EXERCISE DETAILS:
Go through the material and write it all out exactly, minus the pictures.

AVAILABLE DATA:
━━━━━━━━━━━━━━━━━━━━

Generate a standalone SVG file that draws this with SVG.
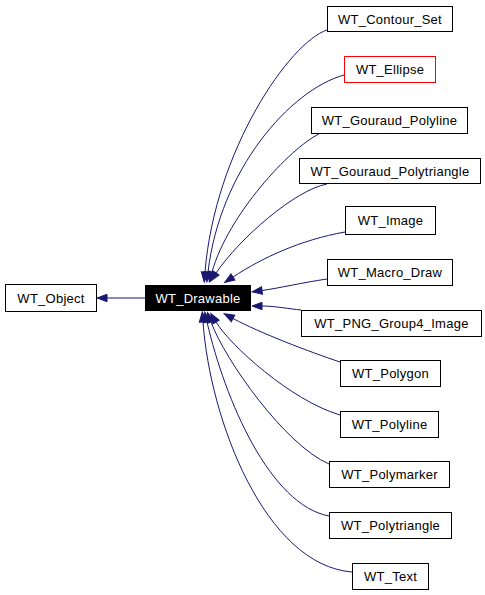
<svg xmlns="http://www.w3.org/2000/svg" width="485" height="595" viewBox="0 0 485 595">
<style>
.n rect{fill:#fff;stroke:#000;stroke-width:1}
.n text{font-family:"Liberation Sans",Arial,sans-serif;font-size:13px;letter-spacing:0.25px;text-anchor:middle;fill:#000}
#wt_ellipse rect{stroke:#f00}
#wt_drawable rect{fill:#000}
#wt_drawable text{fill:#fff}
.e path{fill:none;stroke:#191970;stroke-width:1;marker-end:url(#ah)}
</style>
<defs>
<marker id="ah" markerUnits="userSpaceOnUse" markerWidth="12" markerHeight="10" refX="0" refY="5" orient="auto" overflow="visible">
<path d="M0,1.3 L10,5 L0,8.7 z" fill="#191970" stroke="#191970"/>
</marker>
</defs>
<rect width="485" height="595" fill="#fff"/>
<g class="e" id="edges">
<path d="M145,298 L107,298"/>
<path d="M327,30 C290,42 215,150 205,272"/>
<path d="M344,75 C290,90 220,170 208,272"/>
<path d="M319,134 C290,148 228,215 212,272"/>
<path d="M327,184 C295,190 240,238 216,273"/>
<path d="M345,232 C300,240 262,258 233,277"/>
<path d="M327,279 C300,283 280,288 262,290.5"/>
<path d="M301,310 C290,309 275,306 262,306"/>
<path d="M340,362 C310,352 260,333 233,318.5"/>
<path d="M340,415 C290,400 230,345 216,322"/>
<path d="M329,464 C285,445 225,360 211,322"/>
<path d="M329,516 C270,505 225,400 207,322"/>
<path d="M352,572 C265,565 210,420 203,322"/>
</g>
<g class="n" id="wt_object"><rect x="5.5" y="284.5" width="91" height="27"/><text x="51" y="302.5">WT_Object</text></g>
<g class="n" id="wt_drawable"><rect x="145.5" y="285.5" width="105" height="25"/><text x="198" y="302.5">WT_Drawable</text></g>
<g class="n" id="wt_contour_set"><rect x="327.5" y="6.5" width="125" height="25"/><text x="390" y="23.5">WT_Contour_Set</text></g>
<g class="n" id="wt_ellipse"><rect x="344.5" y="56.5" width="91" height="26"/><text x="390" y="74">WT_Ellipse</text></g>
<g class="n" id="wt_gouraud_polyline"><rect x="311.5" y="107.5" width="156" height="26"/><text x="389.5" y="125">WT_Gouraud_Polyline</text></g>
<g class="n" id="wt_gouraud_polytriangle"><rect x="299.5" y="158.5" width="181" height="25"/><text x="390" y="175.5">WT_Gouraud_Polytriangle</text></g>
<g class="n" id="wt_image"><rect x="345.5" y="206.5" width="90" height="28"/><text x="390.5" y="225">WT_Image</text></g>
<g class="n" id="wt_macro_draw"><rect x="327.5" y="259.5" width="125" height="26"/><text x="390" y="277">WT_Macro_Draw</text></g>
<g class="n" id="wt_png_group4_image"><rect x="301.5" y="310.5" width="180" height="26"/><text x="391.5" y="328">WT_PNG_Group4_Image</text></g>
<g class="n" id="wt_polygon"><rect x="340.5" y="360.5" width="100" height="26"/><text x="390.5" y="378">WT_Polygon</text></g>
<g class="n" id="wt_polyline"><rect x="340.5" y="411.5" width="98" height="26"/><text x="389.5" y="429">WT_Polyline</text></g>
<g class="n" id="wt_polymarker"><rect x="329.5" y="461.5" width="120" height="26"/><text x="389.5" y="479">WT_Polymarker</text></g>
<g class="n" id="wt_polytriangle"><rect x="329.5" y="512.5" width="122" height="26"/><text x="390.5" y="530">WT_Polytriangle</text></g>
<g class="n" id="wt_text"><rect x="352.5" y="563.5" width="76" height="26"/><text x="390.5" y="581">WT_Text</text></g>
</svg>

━━━━━━━━━━━━━━━━━━━━

ANSWER FOR THE TASK:
Generate a standalone SVG file that draws this with SVG.
<svg xmlns="http://www.w3.org/2000/svg" width="485" height="595" viewBox="0 0 485 595">
<style>
.n rect{fill:#fff;stroke:#000;stroke-width:1}
.n text{font-family:"Liberation Sans",Arial,sans-serif;font-size:13px;letter-spacing:0.25px;text-anchor:middle;fill:#000}
#wt_ellipse rect{stroke:#f00}
#wt_drawable rect{fill:#000}
#wt_drawable text{fill:#fff}
.e path{fill:none;stroke:#191970;stroke-width:1;marker-end:url(#ah)}
</style>
<defs>
<marker id="ah" markerUnits="userSpaceOnUse" markerWidth="12" markerHeight="10" refX="0" refY="5" orient="auto" overflow="visible">
<path d="M0,1.3 L10,5 L0,8.7 z" fill="#191970" stroke="#191970"/>
</marker>
</defs>
<rect width="485" height="595" fill="#fff"/>
<g class="e" id="edges">
<path d="M145,298 L107,298"/>
<path d="M327,30 C290,42 215,150 205,272"/>
<path d="M344,75 C290,90 220,170 208,272"/>
<path d="M319,134 C290,148 228,215 212,272"/>
<path d="M327,184 C295,190 240,238 216,273"/>
<path d="M345,232 C300,240 262,258 233,277"/>
<path d="M327,279 C300,283 280,288 262,290.5"/>
<path d="M301,310 C290,309 275,306 262,306"/>
<path d="M340,362 C310,352 260,333 233,318.5"/>
<path d="M340,415 C290,400 230,345 216,322"/>
<path d="M329,464 C285,445 225,360 211,322"/>
<path d="M329,516 C270,505 225,400 207,322"/>
<path d="M352,572 C265,565 210,420 203,322"/>
</g>
<g class="n" id="wt_object"><rect x="5.5" y="284.5" width="91" height="27"/><text x="51" y="302.5">WT_Object</text></g>
<g class="n" id="wt_drawable"><rect x="145.5" y="285.5" width="105" height="25"/><text x="198" y="302.5">WT_Drawable</text></g>
<g class="n" id="wt_contour_set"><rect x="327.5" y="6.5" width="125" height="25"/><text x="390" y="23.5">WT_Contour_Set</text></g>
<g class="n" id="wt_ellipse"><rect x="344.5" y="56.5" width="91" height="26"/><text x="390" y="74">WT_Ellipse</text></g>
<g class="n" id="wt_gouraud_polyline"><rect x="311.5" y="107.5" width="156" height="26"/><text x="389.5" y="125">WT_Gouraud_Polyline</text></g>
<g class="n" id="wt_gouraud_polytriangle"><rect x="299.5" y="158.5" width="181" height="25"/><text x="390" y="175.5">WT_Gouraud_Polytriangle</text></g>
<g class="n" id="wt_image"><rect x="345.5" y="206.5" width="90" height="28"/><text x="390.5" y="225">WT_Image</text></g>
<g class="n" id="wt_macro_draw"><rect x="327.5" y="259.5" width="125" height="26"/><text x="390" y="277">WT_Macro_Draw</text></g>
<g class="n" id="wt_png_group4_image"><rect x="301.5" y="310.5" width="180" height="26"/><text x="391.5" y="328">WT_PNG_Group4_Image</text></g>
<g class="n" id="wt_polygon"><rect x="340.5" y="360.5" width="100" height="26"/><text x="390.5" y="378">WT_Polygon</text></g>
<g class="n" id="wt_polyline"><rect x="340.5" y="411.5" width="98" height="26"/><text x="389.5" y="429">WT_Polyline</text></g>
<g class="n" id="wt_polymarker"><rect x="329.5" y="461.5" width="120" height="26"/><text x="389.5" y="479">WT_Polymarker</text></g>
<g class="n" id="wt_polytriangle"><rect x="329.5" y="512.5" width="122" height="26"/><text x="390.5" y="530">WT_Polytriangle</text></g>
<g class="n" id="wt_text"><rect x="352.5" y="563.5" width="76" height="26"/><text x="390.5" y="581">WT_Text</text></g>
</svg>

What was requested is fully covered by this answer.